The replacement copy of Weston’s “Traditional Sweater Book” has turned up, fresher and cleaner than my old one. That, too, turned up this morning (predictably) while I was getting my Italian textbooks in order. I must have had it out much more recently than I remembered. There are two community libraries near here where one takes books one fancies and leaves behind ones one doesn’t. I’ll contribute the superfluous copy to one of those. I’ll keep old faithful, I think.

My tutor emphasised this morning (as she often does) the importance of listening to spoken Italian. I must make a real effort to get in there and sit down in front of the television and switch on Inspector Montalbano. And knit.

Reading

I’ve finished “Olive, Again”. I don’t think it’s quite as good as “Oliver Kitteridge”, but it’s pretty good. I don’t think Strout quite grasps what being in one’s 80’s feels like. There is a passage in which Olive (younger than I am) has fowled herself in bed (that hasn’t happened to me, yet). She leaps up and changes the sheets (would I be strong enough?) and has a shower (I’m seriously afraid of falling, and avoid showers).

Shandy, I do agree about Lily Dale. I’m glad to hear that she is going to reappear, however. I wish we’d see something more of Dr Thorne and Miss Dunstable, even a sentence.

Friday, November 01, 2019


Very feeble tonight.

I haven’t had the usual notification from the agency that there is to be an Italian lesson tomorrow. The absence of one would be a pleasant surprise. I think there is more homework to be done, besides the story about Galileo. I must go to bed now: I’ll have to see what I can do in the morning. And much of the morning, anyway, will have to be devoted to cheering for South Africa (a) in the hopes of seeing England beaten and (b) for love of my new great-nephew-in-law Manaba, father of next April’s baby. Alexander says England will win.

I moved forward with the Dathan, and have reached 200 stitches. I am putting each colour into a cloth bag as I finish with it. But I don’t know if I will draw them out at random. I might spread them all out as before. I think choosing which width of stripe to do next is even more vexing than choosing which colour, because the choice is so limited.

Reading

“The Small House at Allington” was rather a disappointment, as you hint, Shandy. I felt several times that the old boy was padding it out. For the moment, I have gone on to “Olive, Again”. It’s grey, all right – full of old age and the fear of death.

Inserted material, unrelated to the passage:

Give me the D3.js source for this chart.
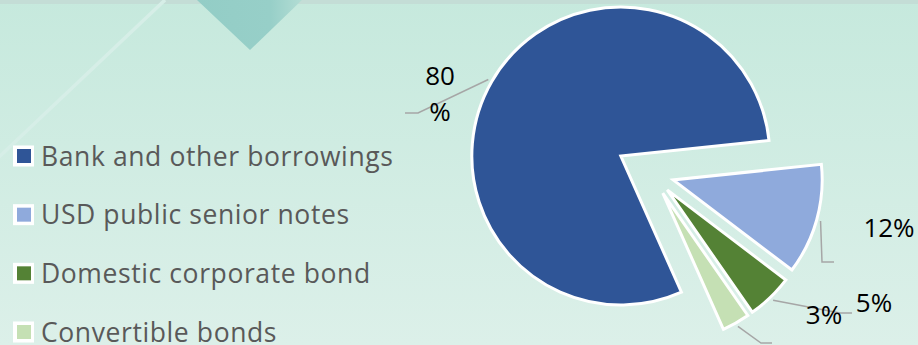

But how about this, from Trollope: There has been a distinctly dull dinner party at Lord De Guest’s. The vicar and his wife, Mr and Mrs Boyce, were there. They are insignificant characters – but a village needs a vicar.

“Uncommon good stewed beef,” he said, as he went home. “Why can’t we have our beef stewed like that?”

“Because we don’t pay our cook sixty pounds a year,” said Mrs Boyce.

“A woman with sixteen pounds can stew beef as well as a woman with 60,” said he; “she only wants looking after.”

Some things don’t change, and Trollope certainly has a good ear.